Son günlerde ülkede meydana gelen trajik olaylar insanın içini dağlıyor. Haber kanallarında yayınlanan görüntüler endişe, korku ve hüzün veriyor. Tüm bu acıklı olaylar yaşanırken, hayat devam ediyor. Bir yandan trajik olaylar, diğer yandan yeni evlenen çiftler için atılan havai fişekler... Tam bir tezat.
Hayat devam ediyor derken, 19 yaşına yeni basan oğlum Angelos ile birlikte Atinaʹdan karayolu ile İstanbulʹa geldik. Oğlum, İstanbulʹda bir üniversitede okumak istiyordu.
Baba ocağında yaşamak, Türkçe öğrenmek ve yüksek tahsili burada yapmaktı hayali.
Batı ülkelerinde dehşetle izlenen bunca acı ve trajik olaya rağmen, oğlumun yüksek tahsilini İstanbulʹda yapmakta ısrar etmesinden gurur duymadım değil. Babası İstanbullu, Atinaʹda doğup büyümüş bir gencin hayatında ilk defa İstanbulʹda kanat açmaya karar vermesi aslında güzel bir duygu.
Atinaʹdaki arkadaşlarını, bar ve kafeleri bir yana bırakarak İstanbul gibi hiç yaşamadığı büyük ve kalabalık bir şehirde ilk adımlarını atması yüzme bilmeyen bir çocuğun derin bir denizde yüzmeyi öğrenmesi gibi bir şey.
Çünkü babası olan bendeniz de aynı yaşta, hiç bilmediği tanımadığı ancak o dönemin şartları gereği bir bakıma zorunlu olduğu Atinaʹya giderek yüksek tahsilini yapmıştı. Belki aynı dili konuşuyordum ama baba ocağım değildi.
VAPURLAR NEREDE?
Oğlumun Atinaʹdan gelirken edindiği ilk intiba İpsala sınırını geçtikten hemen sonra karşılaştığımız karayolu hakkındaydı. Yıllarca bir türlü tamamlanmayan ve sürekli işçi ve iş makinaları ile dolu olan İpsala - Tekirdağ arasındaki karayolu hala ışıklandırılmamış. Kapkaranlık.
İki şerit arasındaki hendek, Allah korusun giyotin gibi... Yani es kaza direksiyonu kırıp hendeğe düşenlerin kurtuluş ihtimali yok denecek kadar az...

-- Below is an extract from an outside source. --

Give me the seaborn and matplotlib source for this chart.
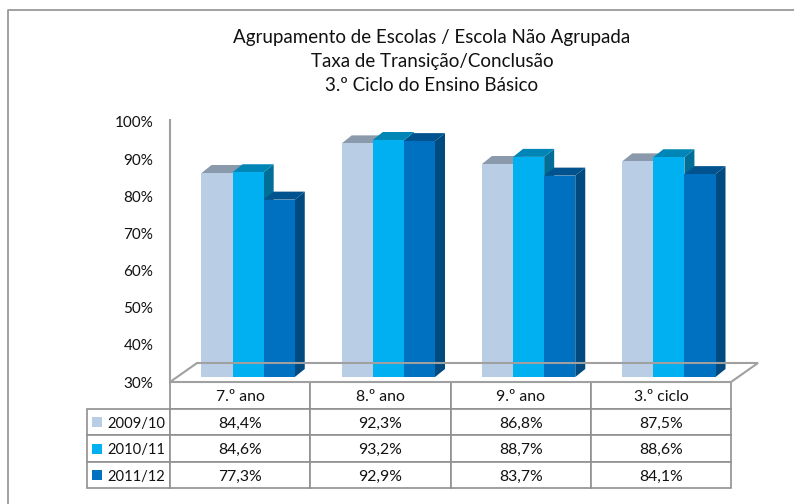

İkinci intiba cep telefonları ve otoyollardaki otomatik geçiş kartlarıyla ilgili. Türkiyeʹye karayoluyla giriş yapanların yabancı bir ülkede alınmış olan cep telefonlarını kayıt ettirmesi gerektiği ya da Türkiyeʹdeki karayollarında, OGS ya da HGS gibi geçişler için arabanın camına yapıştırılması gereken özel kartların alınması konusunda hiçbir bilgi verilmiyor. İpsala sınır kapısındaki sadece cep telefonları hakkındaki uyarı tabelası da sadece Türkçe yazılmış. Son derece modern ve Yunanistan sınır kapısına oranla daha Avrupai görünen Türk sınır kapısından sadece Türkçe bilenler geçiyormuş gibi...
Üçüncü intiba İstanbul boğazının güzelliğinin hiç değişmiyor olması hakkında... Ama Boğazʹda tadil edilerek beyazlara boyanan tarihi iskelelere artık hiç bir yolcu vapurunun uğramamasına anlam vermek mümkün değil. Boğazʹda yaşayan yüzbinlerce insanın kullanacağı vapur seferleri niçin iptal edildi bilinmez. Halkın sadece dilenci vapuruna mahkum edilmesi, trafik yoğunluğunu artırarak sürücülerin sinir krizi geçirmesine neden oluyor sanki. Gençlik yıllarımdan yakın bir geçmişe kadar devam eden ve oldukça sık olan vapur seferlerini, trafik yoğunluğundan gözü dönmüş oğluma anlattığımda, sorduğu ˮPeki niçin şimdi yok?ˮ sorusuna cevap veremiyorum.